The 40-year-old Santoro, an engineer, was arrested Saturday afternoon, July 7th, at a relative’s apartment in Botafogo and is considered a fugitive. The arrest comes a week after Australian police and Interpol issued warrants for his arrest.
According to police officials, Santoro, a Brazilian national, is the main suspect in the murder of his ex-girlfriend Haddad. Haddad, also Brazilian, was a mining executive who had been living in Sydney. Her body was found in the Lane Cove River in Sydney, Australia, on April 29th.
Haddad’s family reported her death to Rio’s Homicide Division in May. After their investigation, Rio police concluded that Haddad’s death was the result of “mechanical asphyxia due to constriction of the neck” and that Haddad’s “former companion” Santoro was the main suspect.

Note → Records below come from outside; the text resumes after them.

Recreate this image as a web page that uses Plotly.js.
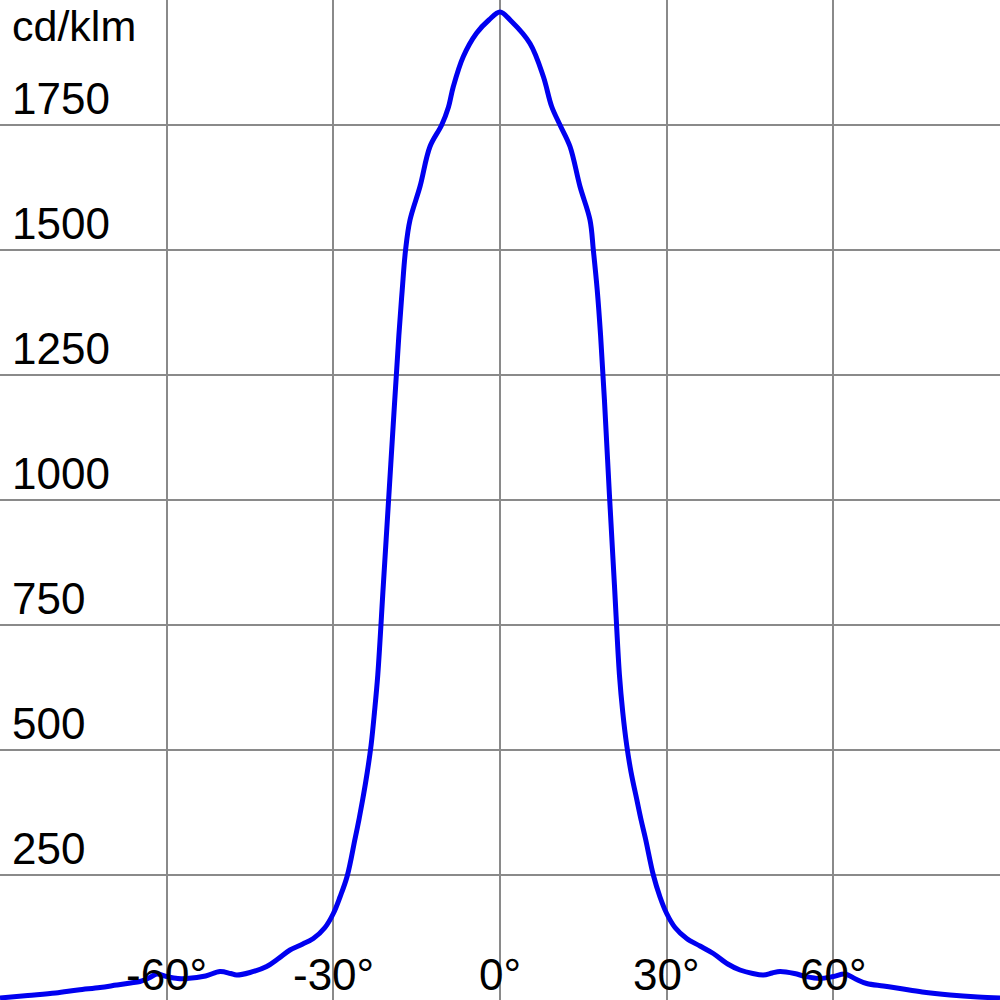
<!DOCTYPE html>
<html>
<head>
<meta charset="utf-8">
<script src="https://cdn.plot.ly/plotly-3.0.1.min.js"></script>
<style>
html,body{margin:0;padding:0;background:#fff;}
#chart{width:1000px;height:1000px;}
</style>
</head>
<body>
<div id="chart"></div>
<script>
// Luminous intensity distribution (cd/klm) vs angle (degrees)
const angles = [-90,-85,-80,-76,-72,-69,-66.5,-64.8,-63,-61.8,-60,-58,-56.4,-53,-50.4,-48.5,-47.4,-45,-42,-40,-37.8,-35.5,-33.6,-31.5,-30,-28.8,-27.5,-26.1,-25.4,-24.7,-23.9,-23.2,-22.6,-22,-21,-20,-19,-18.2,-17.6,-17,-16.2,-14.4,-12.6,-10.5,-9.3,-8.4,-6.6,-4.2,-2,0,
  2,5.4,7.8,9.3,10.8,12.6,14.4,16.2,16.8,17.5,18.1,18.8,19.7,20.6,21.5,22.1,22.8,23.6,24.6,25.4,26.2,27.6,28.8,30,31.5,33.6,36,38.4,41,43.2,45.5,47.4,49,50.4,53,55,57.6,60,62.1,64,66,69,72,76,81,86,90];
const intensity = [4,9,14,20,25,30,34,37,45,52,47,43,43,48,57,53,50,55,67,82,100,112,123,145,173,206,248,322,360,402,455,510,575,650,830,1010,1190,1330,1420,1500,1560,1627,1707,1750,1785,1827,1887,1934,1960,1976,
  1958,1913,1847,1787,1750,1707,1627,1560,1500,1420,1330,1200,1010,830,650,575,510,455,402,360,322,250,206,173,145,123,108,93,72,60,53,50,54,57,53,47,43,47,52,42,33,28,23,16,10,6,4];

const yTickVals = [250,500,750,1000,1250,1500,1750];
const yTickText = ["250","500","750","1000","1250","1500","1750"];
const xTickVals = [-60,-30,0,30,60];
const xTickText = ["-60°","-30°","0°","30°","60°"];
const unitLabel = "cd/klm";

const FONT = "Liberation Sans, Arial, sans-serif";
const annotations = [];
yTickVals.forEach((v,i)=>{
  annotations.push({x:-90, y:v, xref:'x', yref:'y', text:yTickText[i], showarrow:false,
    xanchor:'left', yanchor:'bottom', xshift:10, yshift:0,
    font:{family:FONT, size:44, color:'#000'}});
});
xTickVals.forEach((v,i)=>{
  annotations.push({x:v, y:0, xref:'x', yref:'y', text:xTickText[i], showarrow:false,
    xanchor:'center', yanchor:'bottom', xshift:0, yshift:-1,
    font:{family:FONT, size:44, color:'#000'}});
});
annotations.push({x:-90, y:2000, xref:'x', yref:'y', text:unitLabel, showarrow:false,
  xanchor:'left', yanchor:'top', xshift:10, yshift:0,
  font:{family:FONT, size:43, color:'#000'}});

const trace = {
  x: angles, y: intensity, type:'scatter', mode:'lines',
  line:{color:'#0000f0', width:5, shape:'spline', smoothing:1},
  hoverinfo:'skip'
};

const layout = {
  width:1000, height:1000,
  margin:{l:0,r:0,t:0,b:0,pad:0},
  paper_bgcolor:'#fff', plot_bgcolor:'#fff',
  showlegend:false,
  xaxis:{range:[-90,90], tickvals:[-90,-60,-30,0,30,60,90], showticklabels:false,
    showgrid:true, gridcolor:'#8a8a8a', gridwidth:2, zeroline:false,
    showline:true, mirror:true, linecolor:'#8a8a8a', linewidth:3, fixedrange:true},
  yaxis:{range:[0,2000], tickvals:[0,250,500,750,1000,1250,1500,1750,2000], showticklabels:false,
    showgrid:true, gridcolor:'#8a8a8a', gridwidth:2, zeroline:false,
    showline:true, mirror:true, linecolor:'#8a8a8a', linewidth:3, fixedrange:true},
  annotations: annotations
};

Plotly.newPlot('chart', [trace], layout, {staticPlot:true, displayModeBar:false});
</script>
</body>
</html>
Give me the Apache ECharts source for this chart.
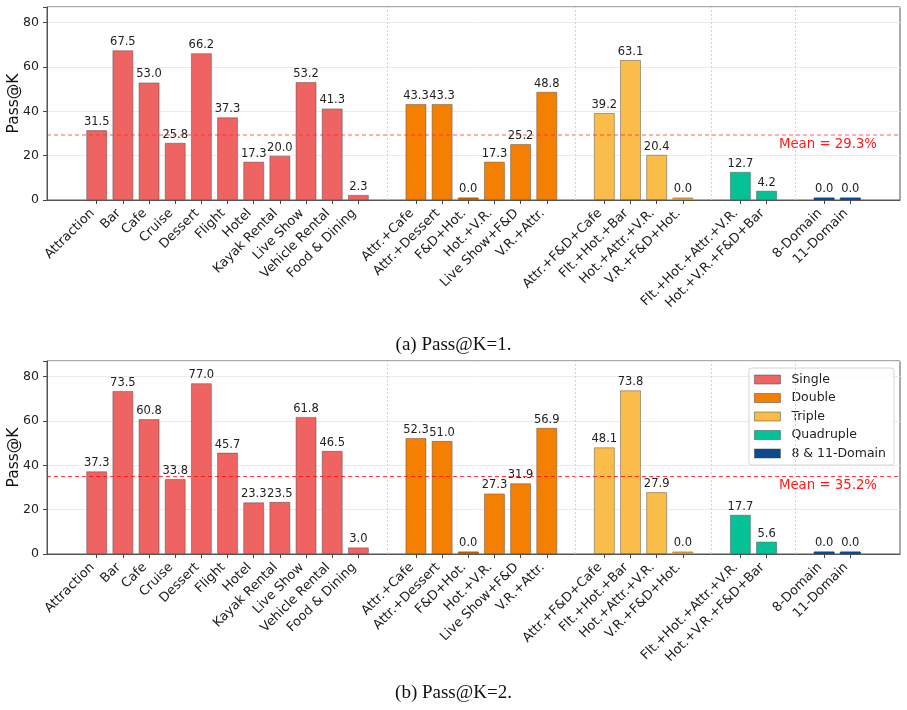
<!DOCTYPE html>
<html>
<head>
<meta charset="utf-8">
<script src="https://cdn.jsdelivr.net/npm/echarts@6/dist/echarts.min.js"></script>
<style>html,body{margin:0;padding:0;background:#fff;}#chart{width:907px;height:710px;}</style>
</head>
<body>
<div id="chart"></div>
<script>
// ---- Data ----
const groupNames = ['Single', 'Double', 'Triple', 'Quadruple', '8 & 11-Domain'];
const singleCats = ['Attraction', 'Bar', 'Cafe', 'Cruise', 'Dessert', 'Flight', 'Hotel', 'Kayak Rental', 'Live Show', 'Vehicle Rental', 'Food & Dining'];
const doubleCats = ['Attr.+Cafe', 'Attr.+Dessert', 'F&D+Hot.', 'Hot.+V.R.', 'Live Show+F&D', 'V.R.+Attr.'];
const tripleCats = ['Attr.+F&D+Cafe', 'Flt.+Hot.+Bar', 'Hot.+Attr.+V.R.', 'V.R.+F&D+Hot.'];
const quadCats = ['Flt.+Hot.+Attr.+V.R.', 'Hot.+V.R.+F&D+Bar'];
const domainCats = ['8-Domain', '11-Domain'];

const k1Single = [31.5, 67.5, 53.0, 25.8, 66.2, 37.3, 17.3, 20.0, 53.2, 41.3, 2.3];
const k1Double = [43.3, 43.3, 0.0, 17.3, 25.2, 48.8];
const k1Triple = [39.2, 63.1, 20.4, 0.0];
const k1Quad = [12.7, 4.2];
const k1Domain = [0.0, 0.0];
const k1Mean = 29.3;

const k2Single = [37.3, 73.5, 60.8, 33.8, 77.0, 45.7, 23.3, 23.5, 61.8, 46.5, 3.0];
const k2Double = [52.3, 51.0, 0.0, 27.3, 31.9, 56.9];
const k2Triple = [48.1, 73.8, 27.9, 0.0];
const k2Quad = [17.7, 5.6];
const k2Domain = [0.0, 0.0];
const k2Mean = 35.2;

const yTicks = [0, 20, 40, 60, 80];
const captions = ['(a) Pass@K=1.', '(b) Pass@K=2.'];

// ---- Layout helpers ----
const colors = ['#EF6363', '#F57F00', '#FBBD4A', '#05C296', '#0B4A8C'];
const zeroEdge = ['#c84a4a', '#b85e00', '#c8963a', '#049a78', '#0B4A8C'];
const groupCats = [singleCats, doubleCats, tripleCats, quadCats, domainCats];
const GROUP_EXTRA = 1.2;
const groupPos = [];
let idx = 0;
groupCats.forEach((cats, g) => {
  groupPos.push(cats.map(() => { const p = +(idx + g * GROUP_EXTRA).toFixed(1); idx++; return p; }));
});
const allPos = [].concat(...groupPos);
const nameByPos = {};
groupCats.forEach((cats, g) => cats.forEach((c, i) => { nameByPos[groupPos[g][i].toFixed(1)] = c; }));
const separators = [];
for (let g = 0; g < groupPos.length - 1; g++) {
  separators.push((groupPos[g][groupPos[g].length - 1] + groupPos[g + 1][0]) / 2);
}
const xMin = -1.9, xMax = allPos[allPos.length - 1] + 1.9;

const panels = [
  { vals: [k1Single, k1Double, k1Triple, k1Quad, k1Domain], mean: k1Mean, top: 7, meanStyle: { color: 'rgba(255,40,40,0.5)', width: 1.6 } },
  { vals: [k2Single, k2Double, k2Triple, k2Quad, k2Domain], mean: k2Mean, top: 361, meanStyle: { color: 'rgba(255,0,0,0.75)', width: 1 } }
];

const FONT = 'DejaVu Sans';
const grids = [], xAxes = [], yAxes = [], series = [];
panels.forEach((p, pi) => {
  grids.push({ left: 47, width: 853, top: p.top, height: 193, containLabel: false, outerBoundsMode: 'none',
    show: true, borderColor: '#555', borderWidth: 1, backgroundColor: 'transparent' });
  xAxes.push({
    type: 'value', gridIndex: pi, min: xMin, max: xMax,
    axisLine: { show: true, onZero: false, lineStyle: { color: '#555', width: 1 } },
    axisTick: { show: true, customValues: allPos, length: 4, lineStyle: { color: '#444' } },
    axisLabel: { show: true, customValues: allPos, rotate: 45, margin: 7, padding: [0, 6, 0, 0],
      fontSize: 13, fontFamily: FONT, color: '#222',
      formatter: v => nameByPos[(+v).toFixed(1)] || '' },
    splitLine: { show: false }
  });
  yAxes.push({
    type: 'value', gridIndex: pi, min: 0, max: 87, interval: 20,
    name: 'Pass@K', nameLocation: 'middle', nameGap: 25, nameMoveOverlap: false,
    nameTextStyle: { fontSize: 15.5, fontFamily: FONT, color: '#111' },
    axisLine: { show: true, onZero: false, lineStyle: { color: '#555' } },
    axisTick: { show: true, length: 4, lineStyle: { color: '#444' } },
    axisLabel: { fontSize: 12.5, fontFamily: FONT, color: '#222', margin: 8,
      customValues: yTicks, formatter: v => String(v) },
    splitLine: { show: true, lineStyle: { color: '#ebebeb', width: 1 } }
  });
  p.vals.forEach((vals, g) => {
    const s = {
      type: 'bar', name: groupNames[g], xAxisIndex: pi, yAxisIndex: pi,
      data: vals.map((v, i) => v === 0
        ? { value: [groupPos[g][i], v], itemStyle: { borderColor: zeroEdge[g], color: zeroEdge[g] } }
        : [groupPos[g][i], v]),
      barWidth: 21, barGap: '-100%', barMinHeight: 2.5,
      itemStyle: { color: colors[g], borderColor: 'rgba(70,70,70,0.45)', borderWidth: 1 },
      label: { show: true, position: 'top', distance: 2, fontSize: 11.5, fontFamily: FONT, color: '#222',
        formatter: prm => prm.value[1].toFixed(1) },
      animation: false
    };
    if (g === 0) {
      s.markLine = {
        silent: true, symbol: 'none', animation: false,
        data: [
          { yAxis: p.mean, lineStyle: Object.assign({ type: [4, 3] }, p.meanStyle),
            label: { show: true, position: 'insideEndBottom', distance: [23, 3], formatter: 'Mean = ' + p.mean.toFixed(1) + '%',
              fontSize: 13.3, fontFamily: FONT, color: '#ff1a1a' } }
        ].concat(separators.map(x => ({ xAxis: x, lineStyle: { color: '#d4d4d4', type: [2, 2], width: 1 }, label: { show: false } })))
      };
    }
    series.push(s);
  });
});

const chart = echarts.init(document.getElementById('chart'), null, { renderer: 'canvas' });
chart.setOption({
  animation: false,
  backgroundColor: '#fff',
  title: [
    { text: captions[0], left: 'center', top: 331, textStyle: { fontFamily: 'Liberation Serif', fontSize: 19, fontWeight: 'normal', color: '#111' } },
    { text: captions[1], left: 'center', top: 679, textStyle: { fontFamily: 'Liberation Serif', fontSize: 19, fontWeight: 'normal', color: '#111' } }
  ],
  legend: {
    data: groupNames, orient: 'vertical', right: 13, top: 368,
    itemWidth: 26, itemHeight: 9, itemGap: 3.5, icon: 'rect',
    itemStyle: { borderColor: 'rgba(70,70,70,0.5)', borderWidth: 1 },
    textStyle: { fontSize: 12.5, fontFamily: FONT, color: '#222', padding: [0, 0, 0, 6], lineHeight: 15 },
    padding: [4, 8, 4, 5], borderColor: '#d6d6d6', borderWidth: 1, borderRadius: 3,
    backgroundColor: 'rgba(255,255,255,0.85)'
  },
  grid: grids, xAxis: xAxes, yAxis: yAxes, series: series
});
</script>
</body>
</html>
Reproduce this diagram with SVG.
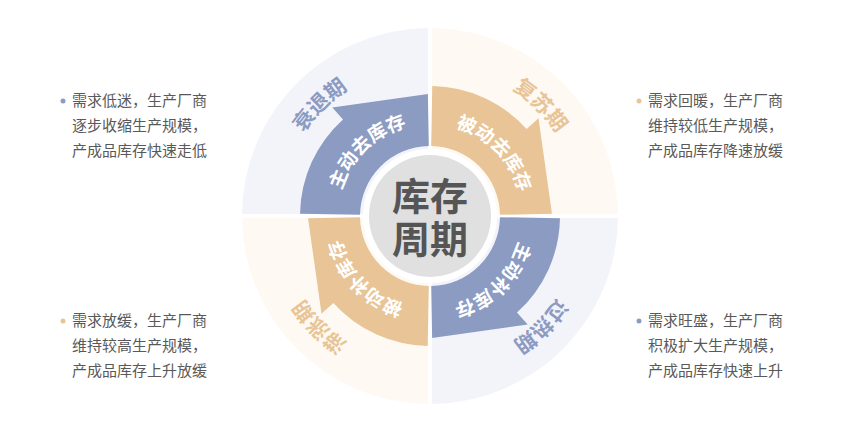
<svg xmlns="http://www.w3.org/2000/svg" width="865" height="438" viewBox="0 0 865 438">
<style>
.side{font-family:"Noto Sans CJK SC","Liberation Sans",sans-serif;font-size:15px;fill:#595959}
.arw{font-family:"Noto Sans CJK SC",sans-serif;font-size:19px;font-weight:bold;fill:#fff}
.lbl{font-family:"Noto Sans CJK SC",sans-serif;font-size:21px;font-weight:bold}
.ctr{font-family:"Noto Sans CJK SC",sans-serif;font-size:38px;font-weight:bold;fill:#555}
</style>
<defs>
<path id="q" d="M2,-2 L2,-188 A188 188 0 0 1 188,-2 Z"/>
<path id="a" d="M69.99,-1.22 A70 70 0 0 0 1.22,-69.99 L2.27,-129.98 A130 130 0 0 1 96.61,-86.99 L108.5,-97.69 L121.98,-2.13 Z"/>
<path id="c1" d="M-92,0 A92 92 0 1 1 92,0 A92 92 0 1 1 -92,0 A92 92 0 1 1 92,0 A92 92 0 1 1 -92,0"/>
<path id="c2" d="M-151,0 A151 151 0 1 1 151,0 A151 151 0 1 1 -151,0 A151 151 0 1 1 151,0 A151 151 0 1 1 -151,0"/>
</defs>
<rect width="865" height="438" fill="#fff"/>
<g transform="translate(430,216)">
<g id="quadrants">
<use href="#q" fill="#FEFAF3"/>
<use href="#q" fill="#F3F4FA" transform="rotate(90)"/>
<use href="#q" fill="#FEFAF3" transform="rotate(180)"/>
<use href="#q" fill="#F3F4FA" transform="rotate(270)"/>
</g>
<g id="connectors">
<use href="#a" fill="#E8C496"/>
<use href="#a" fill="#8C9BC2" transform="rotate(90)"/>
<use href="#a" fill="#E8C496" transform="rotate(180)"/>
<use href="#a" fill="#8C9BC2" transform="rotate(270)"/>
</g>
<g id="arrow-labels" class="arw">
<text text-anchor="start"><textPath href="#c1" startOffset="603">主动去库存</textPath></text>
<text text-anchor="start"><textPath href="#c1" startOffset="170">被动去库存</textPath></text>
<text text-anchor="start"><textPath href="#c1" startOffset="314">主动补库存</textPath></text>
<text text-anchor="start"><textPath href="#c1" startOffset="459">被动补库存</textPath></text>
</g>
<g id="phase-labels" class="lbl">
<text text-anchor="start" fill="#8C9BC2"><textPath href="#c2" startOffset="1036">衰退期</textPath></text>
<text text-anchor="start" fill="#E8C496"><textPath href="#c2" startOffset="324">复苏期</textPath></text>
<text text-anchor="start" fill="#8C9BC2"><textPath href="#c2" startOffset="561">过热期</textPath></text>
<text text-anchor="start" fill="#E8C496"><textPath href="#c2" startOffset="798">滞涨期</textPath></text>
</g>
<g id="center">
<circle r="67" fill="#fff"/>
<circle r="61" fill="#E0E0E0"/>
<text class="ctr" text-anchor="middle" y="-6">库存</text>
<text class="ctr" text-anchor="middle" y="37">周期</text>
</g>
</g>
<g id="note-tl" class="side">
<circle cx="63" cy="101" r="2.5" fill="#8C9BC2"/>
<text x="72" y="106">需求低迷，生产厂商</text>
<text x="72" y="131">逐步收缩生产规模，</text>
<text x="72" y="156">产成品库存快速走低</text>
</g>
<g id="note-tr" class="side">
<circle cx="639" cy="101" r="2.5" fill="#E8C496"/>
<text x="648" y="106">需求回暖，生产厂商</text>
<text x="648" y="131">维持较低生产规模，</text>
<text x="648" y="156">产成品库存降速放缓</text>
</g>
<g id="note-bl" class="side">
<circle cx="63" cy="321" r="2.5" fill="#E8C496"/>
<text x="72" y="326">需求放缓，生产厂商</text>
<text x="72" y="351">维持较高生产规模，</text>
<text x="72" y="376">产成品库存上升放缓</text>
</g>
<g id="note-br" class="side">
<circle cx="639" cy="321" r="2.5" fill="#8C9BC2"/>
<text x="648" y="326">需求旺盛，生产厂商</text>
<text x="648" y="351">积极扩大生产规模，</text>
<text x="648" y="376">产成品库存快速上升</text>
</g>
</svg>
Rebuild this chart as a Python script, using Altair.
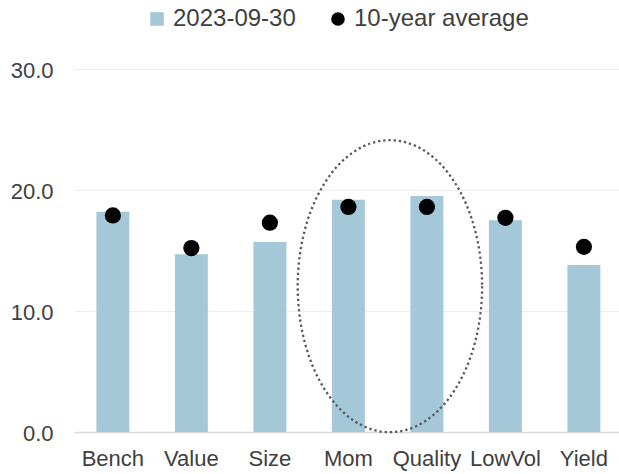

Santoro and Haddad had allegedly ended their relationship several weeks before her body was discovered.
Fabio Cardoso, from Rio’s Homicide Division, told local media, “In April, by not accepting the break-up, he (Santoro) allegedly killed her by asphyxiation by pressing her neck and dumping her body in the river.”
Cardoso added, “We know he had the key to her house because he lived there for a while.”
Police further revealed that Santoro flew back to his native Brazil the same weekend that Haddad’s body was found. “The accused sought to escape from Australian Justice by embarking to Brazil soon after the events, aware of the impossibility of extradition of a Brazilian national.”
Officials from Australia’s New South Wales Police Force, who had also issued a warrant for Santoro’s arrest, told local media that NSW detectives are preparing to travel to Brazil “as soon as international protocols have been met.”
But, NSW officials remained non-committal regarding the possiblity of Santoro’s extradition to Australia. “Australia does not comment on extradition matters, including whether a request has been made or if it intends to make a request.”